Обращаясь к сыну на его могиле, я прошептала: «Как хорошо, что ты заснул в таком красивом месте. Пусть земля тебе будет пухом. Ты — дипломат, оставайся здесь, такова воля богов, и следи за тем, как развивается дружба между Японией и Советским Союзом, следи за тем, как устанавливается мир во всем мире. А я, твоя мать, продолжу дело, которое ты не успел завершить».
В июле 1984 года в Киото в здании муниципалитета я получила в дар «Реквием» советского композитора Г. Бузоглы, который состоит из 55 страниц. Он сочинен на мои стихи. Музыка настолько трогательна, что премьер-министр Накасонэ прислал мне личное письмо. Он высоко оценил музыку, сказал, что чувствует в ней нечто сверхчеловеческое. Как его слова обрадовали меня! Я дала сыну послушать «Реквием», проигрывая его на магнитофоне над могильным холмиком.
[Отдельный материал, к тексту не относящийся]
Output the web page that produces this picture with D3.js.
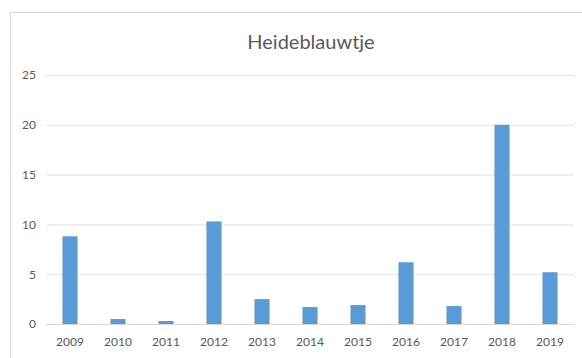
<!DOCTYPE html>
<html>
<head>
<meta charset="utf-8">
<script src="https://cdn.jsdelivr.net/npm/d3@7"></script>
<style>
html,body{margin:0;padding:0;background:#fff;}
svg{display:block;}
</style>
</head>
<body>
<svg id="chart" width="582" height="358"></svg>
<script>
const title = "Heideblauwtje";
const years = ["2009","2010","2011","2012","2013","2014","2015","2016","2017","2018","2019"];
const values = [8.8, 0.5, 0.3, 10.3, 2.5, 1.7, 1.9, 6.2, 1.8, 20, 5.2];
const yTicks = [0, 5, 10, 15, 20, 25];

const svg = d3.select("#chart");
const W = 582, H = 358;
const m = {left: 46, right: 8, top: 75, bottom: 34};

// chart frame
svg.append("rect").attr("x", 10.5).attr("y", 12.5).attr("width", 580).attr("height", 360)
  .attr("fill", "#fff").attr("stroke", "#d9d9d9").attr("stroke-width", 1);

const x = d3.scaleBand().domain(years).range([m.left, W - m.right]).paddingInner(0.686).paddingOuter(0.343);
const y = d3.scaleLinear().domain([0, 25]).range([H - m.bottom, m.top]);

// gridlines
const yAxis = d3.axisLeft(y).tickValues(yTicks).tickSize(-(W - m.right - m.left)).tickPadding(10);
const gy = svg.append("g").attr("transform", `translate(${m.left},0)`).call(yAxis);
gy.select(".domain").remove();
gy.selectAll(".tick line").attr("stroke", "#e3e3e3").attr("stroke-width", 1);
gy.selectAll(".tick text").attr("fill", "#595959").attr("font-family", "Lato, 'Open Sans', sans-serif").attr("font-size", 12);

// bars
svg.append("g").selectAll("rect").data(years).join("rect")
  .attr("x", d => x(d))
  .attr("width", x.bandwidth())
  .attr("y", (d, i) => y(values[i]))
  .attr("height", (d, i) => y(0) - y(values[i]))
  .attr("fill", "#5b9bd5");

// x axis
const xAxis = d3.axisBottom(x).tickSize(0).tickPadding(13);
const gx = svg.append("g").attr("transform", `translate(0,${y(0)})`).call(xAxis);
gx.select(".domain").attr("stroke", "#d9d9d9");
gx.selectAll(".tick text").attr("fill", "#595959").attr("font-family", "Lato, 'Open Sans', sans-serif").attr("font-size", 12);

// title
svg.append("text").attr("x", (m.left + W - m.right) / 2 + 1).attr("y", 49)
  .attr("text-anchor", "middle").attr("fill", "#595959")
  .attr("font-family", "Lato, 'Open Sans', sans-serif").attr("font-size", 20)
  .text(title);
</script>
</body>
</html>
Вы помните, Мария, как впервые мы встретились в Киото, затем в гостинице «Днипро» в Киеве. Как, обнимая друг друга, проливали слезы радости, будто встретились две сестры, которые долго жили в разлуке. Как было весело в тот вечер! Вы угостили меня домашними блюдами. Почему-то все звали меня не по фамилии — Кумо-сан, а по-японски — «ока-сан» (мама). Я в свою очередь спела русскую песню (о тревожной молодости), и мы танцевали в круг, взявшись за руки. В тот вечер я была одета в кимоно и танцевала японский традиционный танец с веером в руке («Кожо-но-пуки»). Хотя у меня получалось не очень хорошо, мое исполнение было встречено аплодисментами...
Мария, летом этого года я мечтаю поехать в Советский Союз, снова встретиться с дорогими мне людьми, моими братьями и сестрами, а также отметить 17-ю годовщину смерти моего сына. Надеюсь, будет возможность повидаться с вами.
Желаю вам здоровья и счастья. До встречи.
Нагако КУМО
Киото,
январь 1988.
* * *
|
Я не могу творить, как мне хотелось бы, если нет благородной женщины, которой я поклонялся бы, и только теперь я встретил впервые такую женщину.
Д. Танидзаки |
Думал — на время. Увижу, соберу материал, напечатаю. И — прощай, Киото. Прощайте, добрая, нежная госпожа Кумо, яркокрылой бабочкой впорхнувшая в мою жизнь. Поблекнут воспоминания, потускнеет образ.
Но чем дальше за горизонтом времени исчезают приметы дождливого осеннего полдня, когда на киотской улице предо мной вдруг явились вы в образе сказочной феи, тем ближе и богаче становится образ, тем сильнее ощущение от необыкновенной встречи. Чувствую: это – навечно. Как навечно, уверен, вы вошли в жизнь неизвестной мне Марии, письмо к которой приведено в этом очерке, композитора Бузоглы, на одном дыхании сочинившего для вас свой реквием, юной киевлянки из самолета, для сынишки которой вы стали «бабушкой на 9 часов», для сотен других советских людей, встретившихся на вашем пути. «Мама», «бабушка», «сестрица» — зовут вас мои соотечественники. Есть ли роднее слова! Может ли быть выше мера любви и признания?
Словно песня, вы...
Здесь я положу ручку, встану от стола, включу свой старенький «Саньё», купил еще в первый приезд в Японию, но и спустя годы служит как верный друг. В хрупкую утреннюю тишь домашнего кабинета вплывет песня. Смежу веки, замру... Увижу себя в крохотной комнатке Кадзуя. Строго, с максимализмом юности, он поглядывает с портрета на иноземного пришельца.
Вы грациозно опускаетесь на колени, лицо озарено улыбкой, взгляд деликатно потуплен — так велит обычай. Изящный поклон в сторону гостя. Мне показалось на миг: не живое существо — благоухающий цветок лотоса, символа чистоты и истины в японской мифологии, сошел с хэйанской гравюры или чудесной расписанной ширмы и раскрылся предо мной.
Щипок-другой по струне, и полилась божественная мелодия. Вы пели. Я ни слова не понял в той песне. И не жалею. Не испытал бы волшебства потрясения. Вы дарили песню (много позже из письма вашего узнал ее название — «Такасаго») — совершенно незнакомому человеку. Лишь полчаса назад он переступил порог вашего дома. Единственно, что было вам известно — он Оттуда. Из страны, в которую вы каждое утро провожаете еще росное, отдохнувшее за ночь, розовощекое солнышко. Шлете с ним свои молитвы. Из страны, ставшей последним приютом для сына, а для вас — второй родиной.
Земной поклон вам, японка Нагако Кумо.